### The request:
Transcribe every line exactly. Leave the pictures behind.

|---|

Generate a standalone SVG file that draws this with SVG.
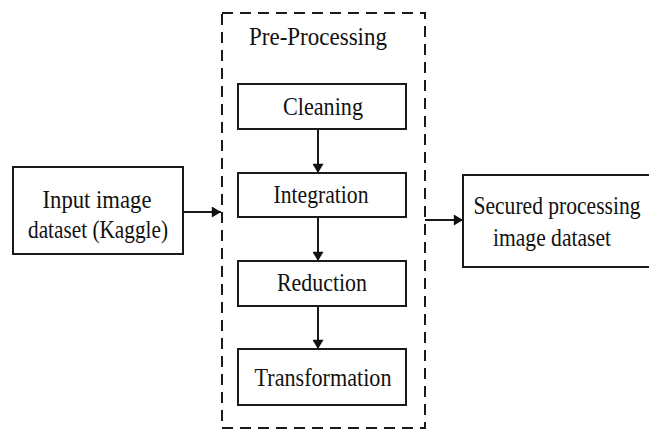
<svg xmlns="http://www.w3.org/2000/svg" width="649" height="430" viewBox="0 0 649 430">
<defs>
<style>
.box{fill:#fff;stroke:#1a1a1a;stroke-width:2}
.dash{fill:none;stroke:#1a1a1a;stroke-width:2;stroke-dasharray:11 7}
.t{font-family:"Liberation Serif","Times New Roman",serif;font-size:26px;fill:#111;text-anchor:middle}
.s{font-family:"Liberation Serif","Times New Roman",serif;font-size:22px;fill:#111;text-anchor:middle}
.c{stroke:#1a1a1a;stroke-width:2;fill:none}
</style>
<marker id="ahv" viewBox="0 0 10 12" refX="10" refY="6" markerWidth="12" markerHeight="11" markerUnits="userSpaceOnUse" orient="auto">
<path d="M0,0 L10,6 L0,12 z" fill="#111"/>
</marker>
</defs>
<rect width="649" height="430" fill="#fff"/>
<g id="preprocessing">
<rect class="dash" x="222" y="13" width="203" height="415"/>
<text class="t" x="318" y="45" textLength="138" lengthAdjust="spacingAndGlyphs">Pre-Processing</text>
</g>
<g id="cleaning">
<rect class="box" x="238" y="84" width="168" height="45"/>
<text class="t" x="323" y="115" textLength="80" lengthAdjust="spacingAndGlyphs">Cleaning</text>
</g>
<g id="integration">
<rect class="box" x="238" y="173" width="168" height="44"/>
<text class="t" x="321" y="203" textLength="95" lengthAdjust="spacingAndGlyphs">Integration</text>
</g>
<g id="reduction">
<rect class="box" x="238" y="261" width="168" height="45"/>
<text class="t" x="322" y="291" textLength="90" lengthAdjust="spacingAndGlyphs">Reduction</text>
</g>
<g id="transformation">
<rect class="box" x="238" y="349" width="168" height="56"/>
<text class="t" x="323" y="386" textLength="137" lengthAdjust="spacingAndGlyphs">Transformation</text>
</g>
<g id="input">
<rect class="box" x="13" y="167" width="170" height="87"/>
<text class="t" x="97" y="208" textLength="109" lengthAdjust="spacingAndGlyphs">Input image</text>
<text class="t" x="98" y="238" textLength="140" lengthAdjust="spacingAndGlyphs">dataset (Kaggle)</text>
</g>
<g id="secured">
<rect class="box" x="463" y="175" width="190" height="92"/>
<text class="s" transform="translate(557,214) scale(0.98,1.18)" x="0" y="0">Secured processing</text>
<text class="s" transform="translate(552,246) scale(0.98,1.18)" x="0" y="0">image dataset</text>
</g>
<g id="connectors">
<line class="c" x1="318" y1="129" x2="318" y2="173" marker-end="url(#ahv)"/>
<line class="c" x1="318" y1="217" x2="318" y2="261" marker-end="url(#ahv)"/>
<line class="c" x1="318" y1="306" x2="318" y2="349" marker-end="url(#ahv)"/>
<line class="c" x1="183" y1="212" x2="221" y2="212" marker-end="url(#ahv)"/>
<line class="c" x1="425" y1="220" x2="463" y2="220" stroke-width="3" marker-end="url(#ahv)"/>
</g>
</svg>
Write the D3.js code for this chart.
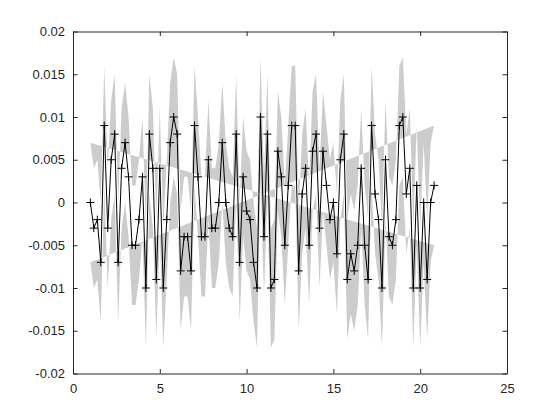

|---|

### Task result:
Generate a standalone SVG file that draws this with SVG.
<svg xmlns="http://www.w3.org/2000/svg" width="649" height="430" viewBox="0 0 649 430">
<defs>
<style>
.box{fill:#fff;stroke:#1a1a1a;stroke-width:2}
.dash{fill:none;stroke:#1a1a1a;stroke-width:2;stroke-dasharray:11 7}
.t{font-family:"Liberation Serif","Times New Roman",serif;font-size:26px;fill:#111;text-anchor:middle}
.s{font-family:"Liberation Serif","Times New Roman",serif;font-size:22px;fill:#111;text-anchor:middle}
.c{stroke:#1a1a1a;stroke-width:2;fill:none}
</style>
<marker id="ahv" viewBox="0 0 10 12" refX="10" refY="6" markerWidth="12" markerHeight="11" markerUnits="userSpaceOnUse" orient="auto">
<path d="M0,0 L10,6 L0,12 z" fill="#111"/>
</marker>
</defs>
<rect width="649" height="430" fill="#fff"/>
<g id="preprocessing">
<rect class="dash" x="222" y="13" width="203" height="415"/>
<text class="t" x="318" y="45" textLength="138" lengthAdjust="spacingAndGlyphs">Pre-Processing</text>
</g>
<g id="cleaning">
<rect class="box" x="238" y="84" width="168" height="45"/>
<text class="t" x="323" y="115" textLength="80" lengthAdjust="spacingAndGlyphs">Cleaning</text>
</g>
<g id="integration">
<rect class="box" x="238" y="173" width="168" height="44"/>
<text class="t" x="321" y="203" textLength="95" lengthAdjust="spacingAndGlyphs">Integration</text>
</g>
<g id="reduction">
<rect class="box" x="238" y="261" width="168" height="45"/>
<text class="t" x="322" y="291" textLength="90" lengthAdjust="spacingAndGlyphs">Reduction</text>
</g>
<g id="transformation">
<rect class="box" x="238" y="349" width="168" height="56"/>
<text class="t" x="323" y="386" textLength="137" lengthAdjust="spacingAndGlyphs">Transformation</text>
</g>
<g id="input">
<rect class="box" x="13" y="167" width="170" height="87"/>
<text class="t" x="97" y="208" textLength="109" lengthAdjust="spacingAndGlyphs">Input image</text>
<text class="t" x="98" y="238" textLength="140" lengthAdjust="spacingAndGlyphs">dataset (Kaggle)</text>
</g>
<g id="secured">
<rect class="box" x="463" y="175" width="190" height="92"/>
<text class="s" transform="translate(557,214) scale(0.98,1.18)" x="0" y="0">Secured processing</text>
<text class="s" transform="translate(552,246) scale(0.98,1.18)" x="0" y="0">image dataset</text>
</g>
<g id="connectors">
<line class="c" x1="318" y1="129" x2="318" y2="173" marker-end="url(#ahv)"/>
<line class="c" x1="318" y1="217" x2="318" y2="261" marker-end="url(#ahv)"/>
<line class="c" x1="318" y1="306" x2="318" y2="349" marker-end="url(#ahv)"/>
<line class="c" x1="183" y1="212" x2="221" y2="212" marker-end="url(#ahv)"/>
<line class="c" x1="425" y1="220" x2="463" y2="220" stroke-width="3" marker-end="url(#ahv)"/>
</g>
</svg>
Write the D3.js code for this chart.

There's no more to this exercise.